4.6. Echter, de wijze waarop Tjon over zijn juridische opleiding is bevraagd beschouwd in samenhang met en in het licht van de wijze waarop de rechter in zijn reactie op het wrakingsverzoek de deskundigheid van Tjon en diens bijdrage aan het juridisch debat beoordeelt (zie r.o. 2.6), kan op zichzelf bij [verzoeker] en Tjon de objectief gerechtvaardigde vrees doen ontstaan dat de rechter althans ten aanzien van de vraag of een proceskostenveroordeling ten laste van het bestuursorgaan moet worden uitgesproken niet onbevooroordeeld is. "
Na deze beslissing heeft een andere rechter het beroep van [verzoeker] gegrond verklaard en de bestreden beslissingen vernietigd. Het college van burgemeester en wethouders van Almere heeft vervolgens een opnieuw beslist. Het beroep dat tegen deze beslissing is ingesteld, betreft de onderhavige hoofdzaak.

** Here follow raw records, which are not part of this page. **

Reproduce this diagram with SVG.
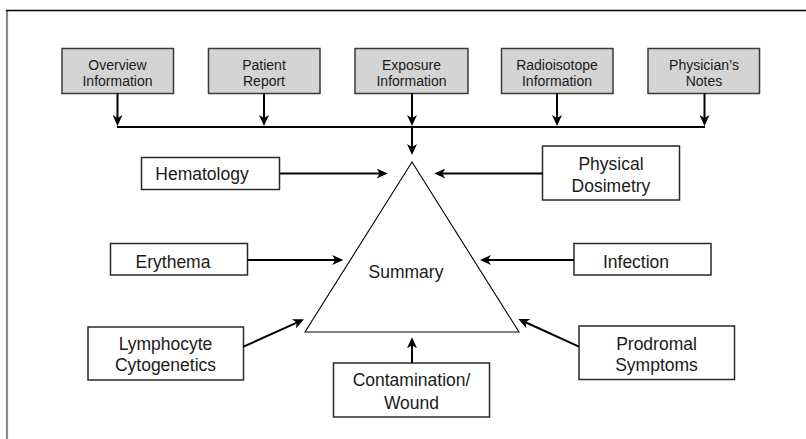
<svg xmlns="http://www.w3.org/2000/svg" width="806" height="439" viewBox="0 0 806 439">
<style>
.top rect{fill:#d4d4d4;stroke:#3a3a3a;stroke-width:1.5}
.box rect{fill:#fff;stroke:#2a2a2a;stroke-width:1.5}
text{font-family:"Liberation Sans",Arial,sans-serif;fill:#1a1a1a;text-anchor:middle}
.top text{font-size:14px}
.box text,.sum{font-size:17.5px}
.c line{stroke:#000;stroke-width:2}
.a{marker-end:url(#ah)}
</style>
<defs>
<marker id="ah" markerUnits="userSpaceOnUse" markerWidth="12" markerHeight="10" refX="5" refY="5" orient="auto" viewBox="0 0 11 10">
<path d="M0,0 L11,5 L0,10 L3,5 z" fill="#000"/>
</marker>
</defs>
<g id="frame">
<line x1="7" y1="10" x2="7" y2="439" stroke="#8a8a8a" stroke-width="2.2"/>
<line x1="6" y1="10.5" x2="806" y2="10.5" stroke="#000" stroke-width="1.5"/>
</g>
<g id="overview" class="top"><rect x="62" y="48.5" width="111.5" height="45"/><text x="117.5" y="70">Overview</text><text x="117.5" y="86">Information</text></g>
<g id="patient" class="top"><rect x="208.5" y="48.5" width="111.5" height="45"/><text x="264" y="70">Patient</text><text x="264" y="86">Report</text></g>
<g id="exposure" class="top"><rect x="355" y="48.5" width="113" height="45"/><text x="411.5" y="70">Exposure</text><text x="411.5" y="86">Information</text></g>
<g id="radioisotope" class="top"><rect x="501.5" y="48.5" width="111.5" height="45"/><text x="557" y="70">Radioisotope</text><text x="557" y="86">Information</text></g>
<g id="physician" class="top"><rect x="648" y="48.5" width="111.5" height="45"/><text x="704" y="70">Physician’s</text><text x="704" y="86">Notes</text></g>
<g id="summary"><polygon points="412,162 305,332 519,332" fill="none" stroke="#000" stroke-width="1.1"/><text class="sum" x="406" y="277.5">Summary</text></g>
<g id="hematology" class="box"><rect x="141.5" y="157.5" width="138" height="32"/><text x="202" y="179.5">Hematology</text></g>
<g id="physical" class="box"><rect x="542.5" y="146" width="137" height="54"/><text x="611" y="169.5">Physical</text><text x="611" y="191.5">Dosimetry</text></g>
<g id="erythema" class="box"><rect x="110.5" y="243.5" width="137" height="31.5"/><text x="173" y="267.5">Erythema</text></g>
<g id="infection" class="box"><rect x="574" y="243.5" width="137" height="31.5"/><text x="636" y="267.5">Infection</text></g>
<g id="lymphocyte" class="box"><rect x="88" y="327" width="155.5" height="53"/><text x="165.5" y="349.5">Lymphocyte</text><text x="165.5" y="371">Cytogenetics</text></g>
<g id="contamination" class="box"><rect x="333.5" y="363" width="156" height="54"/><text x="411.5" y="386">Contamination/</text><text x="411.5" y="408.5">Wound</text></g>
<g id="prodromal" class="box"><rect x="579" y="326" width="155.5" height="53.5"/><text x="656.5" y="349.5">Prodromal</text><text x="656.5" y="370.5">Symptoms</text></g>
<g id="connectors" class="c">
<line x1="117" y1="127" x2="705" y2="127"/>
<line class="a" x1="117.5" y1="93.5" x2="117.5" y2="120"/>
<line class="a" x1="264" y1="93.5" x2="264" y2="120"/>
<line class="a" x1="412" y1="93.5" x2="412" y2="120"/>
<line class="a" x1="557" y1="93.5" x2="557" y2="120"/>
<line class="a" x1="704.5" y1="93.5" x2="704.5" y2="120"/>
<line class="a" x1="412" y1="128" x2="412" y2="149"/>
<line class="a" x1="279.5" y1="173.5" x2="381.7" y2="173.5"/>
<line class="a" x1="542.5" y1="173.5" x2="440.3" y2="173.5"/>
<line class="a" x1="247.5" y1="260" x2="337.3" y2="260"/>
<line class="a" x1="574" y1="260" x2="486" y2="260"/>
<line class="a" x1="243.5" y1="346.7" x2="298.5" y2="321.8"/>
<line class="a" x1="579" y1="346.7" x2="523.8" y2="321.5"/>
<line class="a" x1="412" y1="363" x2="412" y2="343.3"/>
</g>
</svg>
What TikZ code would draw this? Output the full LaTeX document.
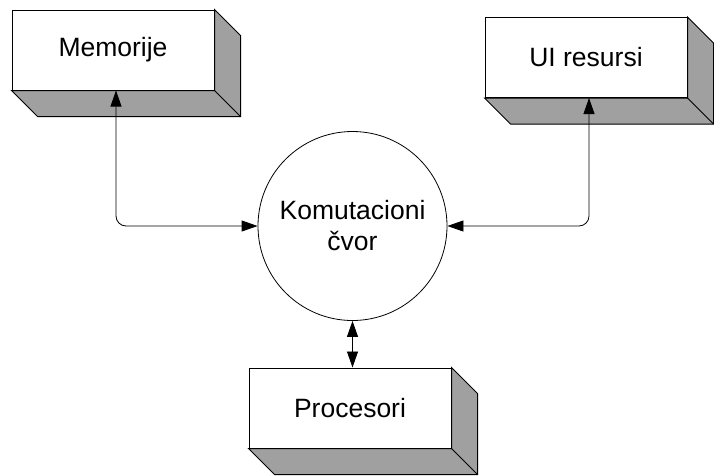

3.3. Materieel betreft het derhalve voortzetting van nog steeds hetzelfde geschil, dat voortvloeit uit één en hetzelfde Wob-verzoek. Hoewel het formeel om een nieuwe procedure gaat, is de wrakingskamer van oordeel dat zij, gelet op de formele rechtskracht, heeft uit te gaan van het oordeel dat de wrakingskamer eerder in - materieel - hetzelfde geschil heeft gegeven. Er zijn geen nieuwe feiten of omstandigheden naar voren gekomen die meebrengen dat aangenomen moet worden dat mr. [A] thans anders oordeelt over dhr. Tjon dan ten tijde van de behandeling van het vorige wrakingsverzoek. Mr. [A] heeft ter zitting te kennen gegeven dat hij nu geen reden ziet om de juridische kwaliteit van de bijdragen van dhr. Tjon anders te taxeren dan voorheen en daarbij opgemerkt dat wat dhr. Tjon te berde brengt in bestuursrechtelijke procedures "slaat als een tang op een varken". Dat daarmee bij dhr. Tjon de vrees ontstaat dat hetgeen hij aanvoert op voorhand reeds niet serieus genomen zal worden, valt te begrijpen. Daar waar de wrakingskamer bij haar beslissing van 3 mei 2011 de vrees voor vooringenomenheid gegrond achtte, bestaat dan ook geen aanleiding om nu anders te oordelen.
3.4. Dat brengt mee dat het onderhavige wrakingsverzoek gegrond is.
4. De beslissing
De rechtbank
4.1. wijst het verzoek tot wraking toe.
Deze beslissing is gegeven door mrs. H.C. Moorman, A.L. Smit en A.J. Louter in tegenwoordigheid van de griffier mr. G.W.G. Wijnands en in openbaar uitgesproken op 14 februari 2012.